The reader isn’t pounded over the head with facts and figures about disparity or injustice.
Instead, we come to recognize the imbalances intimately and profoundly as the narrative weaves back and forth between Nathan and Michael’s lives. The book by no means tries to coax the reader into guilty self consciousness or some heroic self denial, rather it attempts to tell the truth about the struggles of living as vulnerable human beings in this complex and ragged world–wherever you land in it–whether your struggles are with disappearing grazing land in the African desert or the changing nature of faith in American culture.
Robert’s often understated (sometimes uproarious) self-deprecating sense of humor is one of the most delightful parts of the book. He is funny and human and he’s not afraid to look hapless or defeated. He sweats and cries and “reaches for the anxiety medication in his back pack” in the Kenyan desert when he first encounters the Pokot herdsmen armed with AK-47’s.
This is the antithesis to the great white men stories I heard growing up. As he enters into the endeavor with Michael, Nathan is tentative and questioning. When Michael tells him he needs his help to start a school in Kenya, Nathan asks “why me?” Michael answers, “Because you are teachable, and where we’re going you need to be teachable.” This is a beautiful reversal from the usual story.
Michael is smart, good natured, and forgiving, with a sense of humor that is different from Nathan’s but just as winning. We hear his affable and melodious voice throughout the dialogue so accurately reconstructed (I know–I’ve heard Michael speak and Nathan gets it so right on.)
Though realities we have created in North America (private ownership, mass incarceration, the dealth penalty, the merciless dominion of the clock) often look ignorant and brutal in the face of the values Michael learned in the Pokot tribe:
“We don’t own things in the same way people seem to here in America. This is our truck because you are one of us. In Africa it is always us”
Michael explains that in Pokot culture
“a punishment is meant to reform the person as quickly as possible so the criminal can be brought back into the group… In America there is the potential to give up on somebody, to leave them outside the community. But there are no prisons in the desert, and without prisons the elders have two choices; reform you or kill you… if they kill you they are not only losing a good worker, but also a brother, and a son. And the desert has already taken so many of our sons.”
Michael never delivers this wisdom in a ranting, shaming or heavy-handed manner. But he is resolutely, relentlessly dogged in pursuit of his dream to give children from the nomadic tribes of Kenya the same opportunities for education that he was given as a World Vision sponsor child when he happened upon a missionary couple after being lost in the desert following the raid on his homestead.

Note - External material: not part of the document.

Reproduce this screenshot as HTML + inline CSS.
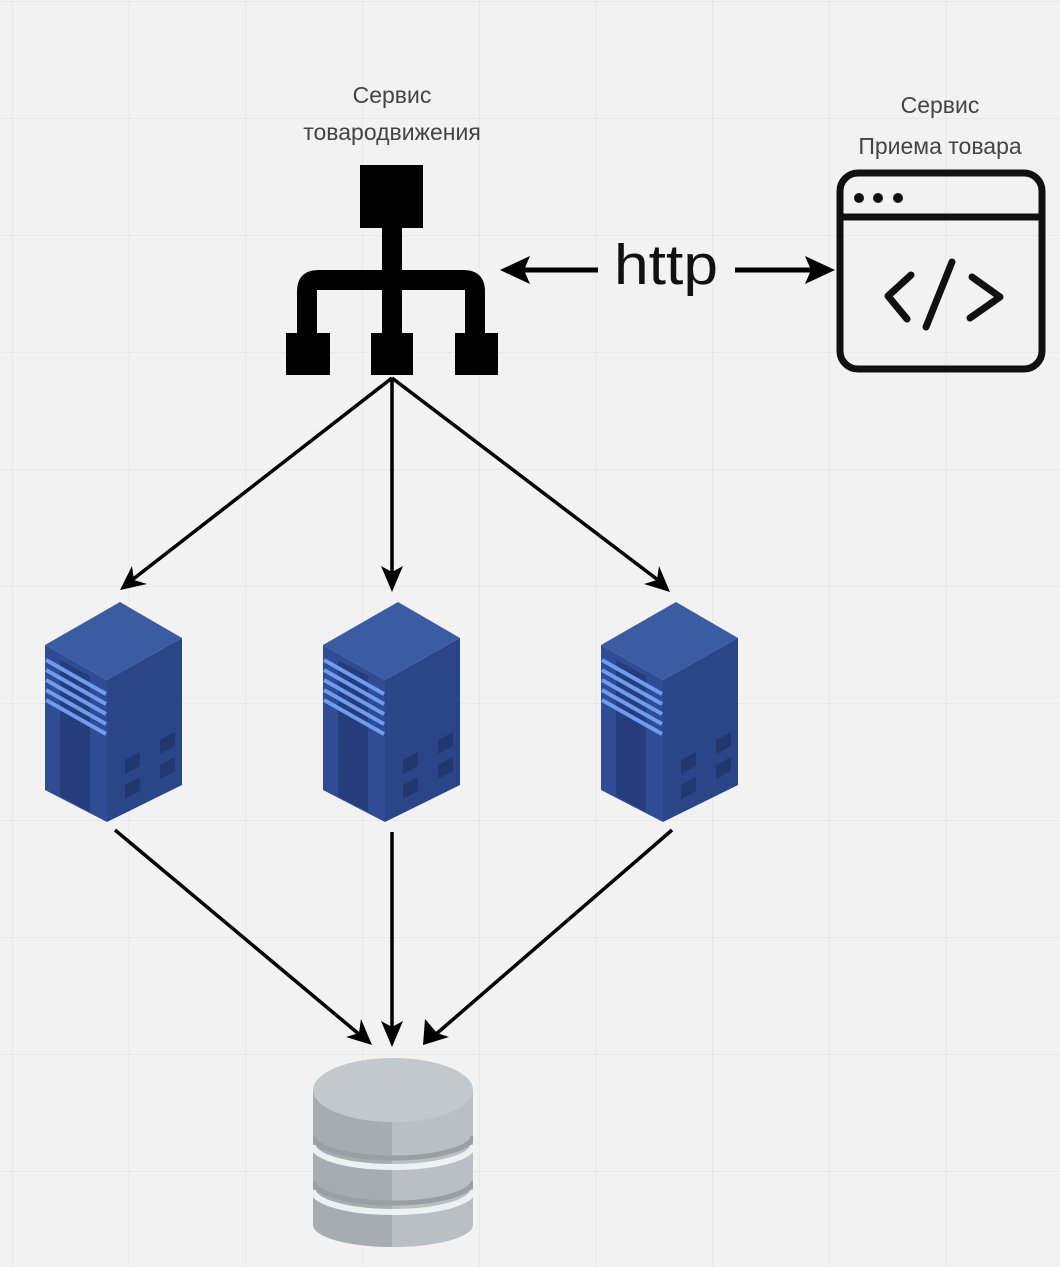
<!DOCTYPE html>
<html><head><meta charset="utf-8"><style>
html,body{margin:0;padding:0;background:#f2f2f2;}
svg{display:block}
</style></head><body>
<svg width="1060" height="1267" viewBox="0 0 1060 1267" xmlns="http://www.w3.org/2000/svg">
<defs>
<pattern id="g" x="12" y="1" width="116.7" height="117" patternUnits="userSpaceOnUse">
<path d="M0 0V117M0 0H116.7" stroke="#e4e4e4" stroke-width="1.5" fill="none"/>
</pattern>
<clipPath id="dbc"><rect x="313" y="1050" width="160" height="210"/></clipPath>
<g id="srv">
<polygon points="45,645 120,602 182,638 107,680" fill="#3b5ba2"/>
<polygon points="45,645 107,680 107,822 45,790" fill="#2f4c95"/>
<polygon points="107,680 182,638 182,785 107,822" fill="#2b4589"/>
<polygon points="60,660 90,676 90,812 60,796" fill="#263d7c"/>
<g stroke="#6f9cf0" stroke-width="4">
<line x1="46" y1="660" x2="106" y2="694"/>
<line x1="46" y1="670" x2="106" y2="704"/>
<line x1="46" y1="680" x2="106" y2="714"/>
<line x1="46" y1="690" x2="106" y2="724"/>
<line x1="46" y1="700" x2="106" y2="734"/>
</g>
<g stroke="#273f80" stroke-width="1">
<line x1="62" y1="735" x2="88" y2="749"/><line x1="62" y1="745" x2="88" y2="759"/>
<line x1="62" y1="755" x2="88" y2="769"/><line x1="62" y1="765" x2="88" y2="779"/>
</g>
<g fill="#20376f">
<polygon points="125,760 140,752 140,766 125,774"/>
<polygon points="160,740 175,732 175,746 160,754"/>
<polygon points="125,785 140,777 140,791 125,799"/>
<polygon points="160,765 175,757 175,771 160,779"/>
</g>
</g>
</defs>
<rect width="1060" height="1267" fill="#f2f2f2"/>
<rect width="1060" height="1267" fill="url(#g)"/>

<g font-family="'Liberation Sans','DejaVu Sans',sans-serif" fill="#444" font-size="23" text-anchor="middle">
<text x="392" y="103">Сервис</text>
<text x="392" y="140">товародвижения</text>
<text x="940" y="113">Сервис</text>
<text x="940" y="154">Приема товара</text>
</g>

<g fill="#000">
<rect x="360" y="165" width="63" height="63"/>
<rect x="382" y="226" width="20" height="110"/>
<path d="M297 335 V292 Q297 270 319 270 H463 Q485 270 485 292 V335 H465 V290 H317 V335 Z"/>
<rect x="286" y="333" width="44" height="42"/>
<rect x="371" y="333" width="42" height="42"/>
<rect x="455" y="333" width="43" height="42"/>
</g>

<g stroke="#000" stroke-width="5">
<line x1="520" y1="270" x2="598" y2="270"/>
<line x1="735" y1="270" x2="815" y2="270"/>
</g>
<polygon points="500,270 530,256 524,270 530,284" fill="#000"/>
<polygon points="835,270 805,256 811,270 805,284" fill="#000"/>
<text x="614" y="284" font-family="'Liberation Sans',sans-serif" font-size="57" fill="#111" textLength="104" lengthAdjust="spacingAndGlyphs">http</text>

<g fill="none" stroke="#111" stroke-width="7" stroke-linecap="round" stroke-linejoin="round">
<rect x="840" y="173" width="202" height="196" rx="18"/>
<line x1="840" y1="217" x2="1042" y2="217"/>
<polyline points="911,275 888,296 907,319"/>
<polyline points="972,277 1000,297 970,318"/>
<line x1="952" y1="262" x2="926" y2="327"/>
</g>
<g fill="#111"><circle cx="859" cy="198" r="5"/><circle cx="878" cy="198" r="5"/><circle cx="898" cy="198" r="5"/></g>

<g stroke="#000" stroke-width="3.5">
<line x1="392" y1="378" x2="132" y2="580"/>
<line x1="392" y1="378" x2="392" y2="575"/>
<line x1="392" y1="378" x2="658" y2="580"/>
<line x1="115" y1="830" x2="360" y2="1035"/>
<line x1="392" y1="832" x2="392" y2="1030"/>
<line x1="672" y1="830" x2="435" y2="1035"/>
</g>
<g fill="#000">
<polygon points="120,590 132,566 134,580 147,584"/>
<polygon points="392,592 381,566 392,572 403,566"/>
<polygon points="670,592 644,584 657,580 659,566"/>
<polygon points="372,1045 346,1037 359,1033 361,1019"/>
<polygon points="392,1047 381,1021 392,1027 403,1021"/>
<polygon points="423,1045 425,1019 437,1033 449,1037"/>
</g>

<use href="#srv"/>
<use href="#srv" x="278"/>
<use href="#srv" x="556"/>

<g clip-path="url(#dbc)">
<path d="M313 1090 V1225 A80 22 0 0 0 473 1225 V1090 Z" fill="#b9bfc4"/>
<path d="M313 1090 V1225 A80 22 0 0 0 392 1247 V1112 Z" fill="#a5adb2"/>
<path d="M313 1136 A80 22 0 0 0 473 1136" fill="none" stroke="#98a0a5" stroke-width="5"/>
<path d="M313 1181 A80 22 0 0 0 473 1181" fill="none" stroke="#98a0a5" stroke-width="5"/>
<path d="M313 1145 A80 22 0 0 0 473 1145" fill="none" stroke="#eef1f2" stroke-width="6"/>
<path d="M313 1190 A80 22 0 0 0 473 1190" fill="none" stroke="#eef1f2" stroke-width="6"/>
<ellipse cx="393" cy="1090" rx="80" ry="32" fill="#c3c8cc"/>
</g>
</svg>
</body></html>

Perhaps Daylight succeeds where other western funded projects fail, because it is truly, veritably led by the party with the most intimate knowledge of the people it intends to help.
Michael is the leader, the visionary in this story. But he is not a romanticized hero. He drinks too much beer one winter night in Minnesota, drives his car onto a frozen lake and gets a DUI. You won’t hear these sorts of stories from many organizations trying to put on a good face in order to raise money to help people. (There was nothing remotely like this in any of the stories I heard about missionaries growing up.) But it is precisely this books willingness to reveal the messiness at the heart of any human endeavor that sets it apart from the usual gloss of this genre.
Poor Millionaires is not a story about heroes or saints. It is the truthful tale of an unlikely friendship between beautiful and messed-up humans and their fumbling sort of path toward something profoundly hopeful. I look forward to following the story of Daylight as the chapters continue to unfold.